───── Dataset extract ─────
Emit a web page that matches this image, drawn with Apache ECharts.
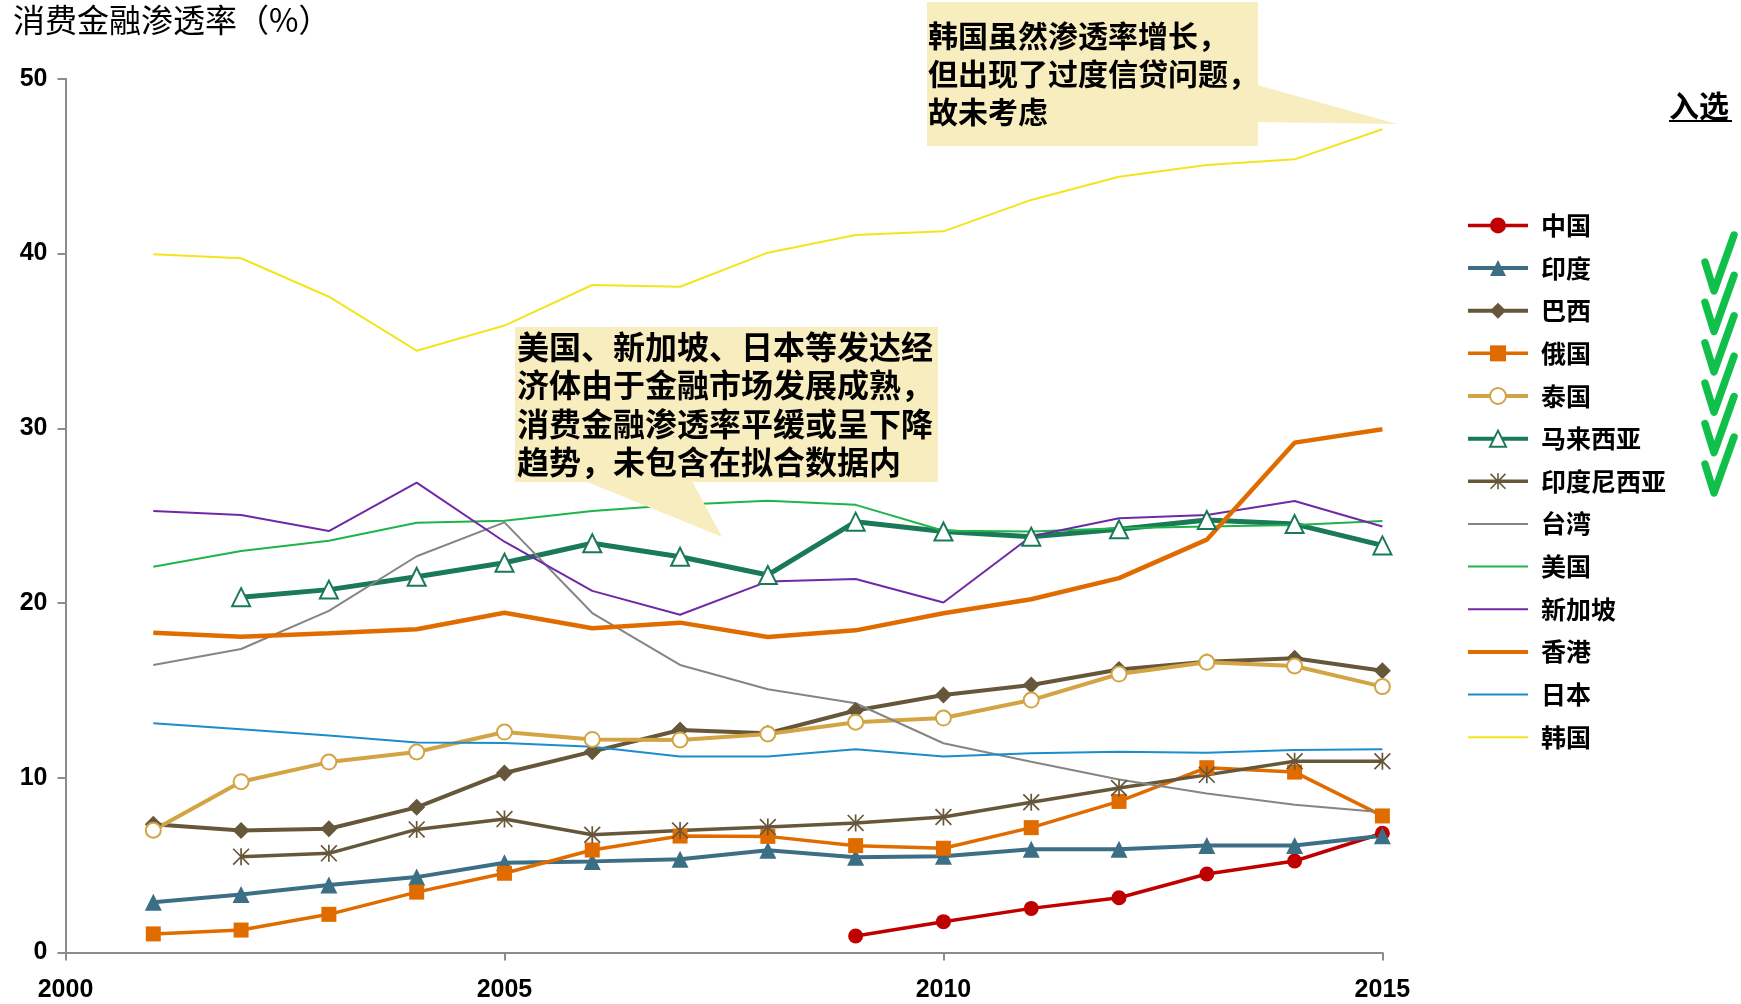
<!DOCTYPE html>
<html>
<head>
<meta charset="utf-8">
<script src="https://cdn.jsdelivr.net/npm/echarts@6/dist/echarts.min.js"></script>
<style>
html,body{margin:0;padding:0;background:#fff;}
#chart{width:1741px;height:1004px;}
</style>
</head>
<body>
<div id="chart"></div>
<script>
// ---------- data ----------
var years = [2001,2002,2003,2004,2005,2006,2007,2008,2009,2010,2011,2012,2013,2014,2015];
var xTicks = [2000, 2005, 2010, 2015];
var yTicks = [0, 10, 20, 30, 40, 50];

var china     = [null,null,null,null,null,null,null,null,0.95,1.77,2.53,3.14,4.5,5.24,6.83];
var india     = [2.88,3.33,3.87,4.32,5.14,5.22,5.34,5.86,5.45,5.52,5.92,5.92,6.13,6.13,6.68];
var brazil    = [7.35,6.98,7.09,8.31,10.28,11.5,12.74,12.55,13.85,14.74,15.31,16.2,16.64,16.84,16.13];
var russia    = [1.07,1.29,2.19,3.46,4.54,5.87,6.67,6.65,6.12,5.97,7.15,8.65,10.58,10.33,7.82];
var thailand  = [7.0,9.78,10.9,11.48,12.62,12.2,12.17,12.51,13.18,13.42,14.45,15.94,16.61,16.4,15.22];
var malaysia  = [null,20.34,20.77,21.51,22.31,23.42,22.65,21.61,24.66,24.1,23.8,24.22,24.75,24.52,23.3];
var indonesia = [null,5.49,5.68,7.05,7.64,6.74,6.98,7.18,7.42,7.76,8.6,9.42,10.17,10.95,10.95];
var taiwan    = [16.46,17.37,19.55,22.68,24.62,19.43,16.46,15.07,14.27,11.98,10.92,9.9,9.11,8.46,8.03];
var usa       = [22.08,22.98,23.57,24.6,24.71,25.27,25.62,25.86,25.62,24.14,24.09,24.28,24.38,24.47,24.7];
var singapore = [25.27,25.04,24.12,26.89,23.51,20.7,19.33,21.24,21.38,20.03,23.82,24.85,25.04,25.84,24.38];
var hongkong  = [18.3,18.07,18.27,18.5,19.45,18.56,18.88,18.06,18.44,19.42,20.22,21.43,23.63,29.18,29.95];
var japan     = [13.12,12.78,12.42,12.02,11.99,11.78,11.22,11.22,11.64,11.22,11.41,11.5,11.44,11.6,11.63];
var korea     = [39.96,39.73,37.53,34.44,35.88,38.2,38.1,40.05,41.06,41.27,43.07,44.4,45.07,45.39,47.11];

var seriesNames = ['中国','印度','巴西','俄国','泰国','马来西亚','印度尼西亚','台湾','美国','新加坡','香港','日本','韩国'];
var yAxisTitle = '消费金融渗透率（%）';
var note1 = ['韩国虽然渗透率增长，','但出现了过度信贷问题，','故未考虑'];
var note2 = ['美国、新加坡、日本等发达经','济体由于金融市场发展成熟，','消费金融渗透率平缓或呈下降','趋势，未包含在拟合数据内'];
var selectedLabel = '入选';

// ---------- helpers ----------
function pairs(vals){
  var out = [];
  for (var i = 0; i < years.length; i++) {
    if (vals[i] !== null) out.push([years[i], vals[i]]);
  }
  return out;
}
var CJK = '"Noto Sans CJK SC", "Noto Sans", sans-serif';
var starPath = 'path://M9 0L11 0L11 20L9 20Z M0 1.4L1.4 0L20 18.6L18.6 20Z M18.6 0L20 1.4L1.4 20L0 18.6Z';

var legendData = [];
function markerSeries(name, vals, color, symbol, size, width, extra){
  var s = {
    name: name, type: 'line', data: pairs(vals),
    symbol: symbol, symbolSize: size, showSymbol: true,
    lineStyle: {color: color, width: width},
    itemStyle: {color: color},
    emphasis: {disabled: true},
    animation: false, connectNulls: false
  };
  if (extra) for (var k in extra) s[k] = extra[k];
  legendData.push({name: name, lineStyle: {width: Math.min(width, 4), color: color}});
  return s;
}
function plainSeries(name, vals, color, width){
  legendData.push({name: name, lineStyle: {width: Math.min(width, 4), color: color}, itemStyle: {opacity: 0}});
  return {
    name: name, type: 'line', data: pairs(vals),
    symbol: 'none', showSymbol: false,
    lineStyle: {color: color, width: width},
    itemStyle: {color: color},
    emphasis: {disabled: true},
    animation: false
  };
}

var series = [
  markerSeries(seriesNames[0], china, '#C00000', 'circle', 15, 3.5),
  markerSeries(seriesNames[1], india, '#3C6E86', 'triangle', 17, 4),
  markerSeries(seriesNames[2], brazil, '#66573A', 'diamond', 17, 4),
  markerSeries(seriesNames[3], russia, '#E06C00', 'rect', 15, 3.5),
  markerSeries(seriesNames[4], thailand, '#D3A443', 'emptyCircle', 15, 4, {itemStyle:{color:'#D3A443', borderWidth:2.5}}),
  markerSeries(seriesNames[5], malaysia, '#1A7A58', 'emptyTriangle', 18, 5, {itemStyle:{color:'#1A7A58', borderWidth:2}}),
  markerSeries(seriesNames[6], indonesia, '#66573A', starPath, 17, 3.5),
  plainSeries(seriesNames[7], taiwan, '#858585', 2),
  plainSeries(seriesNames[8], usa, '#1FB44A', 2),
  plainSeries(seriesNames[9], singapore, '#7029A6', 2),
  plainSeries(seriesNames[10], hongkong, '#E06C00', 4.5),
  plainSeries(seriesNames[11], japan, '#1A8DCC', 2),
  plainSeries(seriesNames[12], korea, '#F2E51E', 2)
];

// ---------- graphics ----------
var graphics = [];
graphics.push({type:'text', left: 13, top: 4, z: 100,
  style:{text: yAxisTitle, font: 'normal 32px ' + CJK, fill:'#000'}});
// Korea callout
graphics.push({type:'polygon', z: 99, shape:{points:[[1257,85],[1397,124],[1257,122]]}, style:{fill:'#F8EDBE'}});
graphics.push({type:'rect', z: 99, shape:{x:927, y:2, width:331, height:144}, style:{fill:'#F8EDBE'}});
graphics.push({type:'text', z: 100, x: 928, y: 17,
  style:{text: note1.join('\n'), font: 'bold 30px ' + CJK, fill:'#000', lineHeight: 38}});
// developed economies callout
graphics.push({type:'polygon', z: 99, shape:{points:[[585,481],[722,537],[692,481]]}, style:{fill:'#F8EDBE'}});
graphics.push({type:'rect', z: 99, shape:{x:515, y:327, width:423, height:155}, style:{fill:'#F8EDBE'}});
graphics.push({type:'text', z: 100, x: 517, y: 328,
  style:{text: note2.join('\n'), font: 'bold 32px ' + CJK, fill:'#000', lineHeight: 38.2}});
// 入选 header
graphics.push({type:'text', z: 100, x: 1669, y: 91,
  style:{text: selectedLabel, font: 'bold 30px ' + CJK, fill:'#000'}});
graphics.push({type:'line', z: 100, shape:{x1:1669, y1:121, x2:1732, y2:121}, style:{stroke:'#000', lineWidth:2}});
// check marks next to selected series (印度 … 印度尼西亚)
for (var c = 0; c < 6; c++) {
  var b = 293 + 40.4 * c;
  graphics.push({type:'polyline', z: 100,
    shape:{points:[[1705, b - 31],[1714, b - 2],[1734, b - 58]]},
    style:{stroke:'#10C04A', lineWidth: 7.5, lineJoin:'round', lineCap:'round', fill: null}});
}

var axisFont = {fontFamily:'"Liberation Sans", Arial, sans-serif', fontWeight:'bold', fontSize:25, color:'#000'};

var option = {
  backgroundColor: '#fff',
  animation: false,
  grid: {left: 65.5, right: 358.6, top: 78.8, bottom: 51.4, containLabel: false},
  xAxis: {
    type: 'value', min: xTicks[0], max: xTicks[xTicks.length-1], interval: 5,
    axisLine: {show: true, onZero: false, lineStyle: {color: '#8C8C8C', width: 2}},
    axisTick: {show: true, length: 8, lineStyle: {color: '#8C8C8C', width: 2}},
    splitLine: {show: false},
    axisLabel: Object.assign({margin: 25, formatter: function(v){ return String(v); }}, axisFont)
  },
  yAxis: {
    type: 'value', min: yTicks[0], max: yTicks[yTicks.length-1], interval: 10,
    axisLine: {show: true, lineStyle: {color: '#8C8C8C', width: 2}},
    axisTick: {show: true, length: 8, lineStyle: {color: '#8C8C8C', width: 2}},
    splitLine: {show: false},
    axisLabel: Object.assign({margin: 18}, axisFont)
  },
  legend: {
    orient: 'vertical', left: 1461, top: 207.9,
    itemWidth: 60, itemHeight: 20, itemGap: 17.65,
    selectedMode: false,
    data: legendData,
    textStyle: {fontFamily: CJK, fontWeight: 'bold', fontSize: 25, color: '#000', padding: [0,0,0,8]}
  },
  series: series,
  graphic: graphics
};

var chart = echarts.init(document.getElementById('chart'), null, {renderer: 'canvas'});
chart.setOption(option);
</script>
</body>
</html>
─────
* **What to produce**
With the pictures left out, restate word for word every line of the data above, from the first down to the line that contains "var yTicks = [0, 10, 20, 30, 40, 50];".

* **Task answer**
Emit a web page that matches this image, drawn with Apache ECharts.
<!DOCTYPE html>
<html>
<head>
<meta charset="utf-8">
<script src="https://cdn.jsdelivr.net/npm/echarts@6/dist/echarts.min.js"></script>
<style>
html,body{margin:0;padding:0;background:#fff;}
#chart{width:1741px;height:1004px;}
</style>
</head>
<body>
<div id="chart"></div>
<script>
// ---------- data ----------
var years = [2001,2002,2003,2004,2005,2006,2007,2008,2009,2010,2011,2012,2013,2014,2015];
var xTicks = [2000, 2005, 2010, 2015];
var yTicks = [0, 10, 20, 30, 40, 50];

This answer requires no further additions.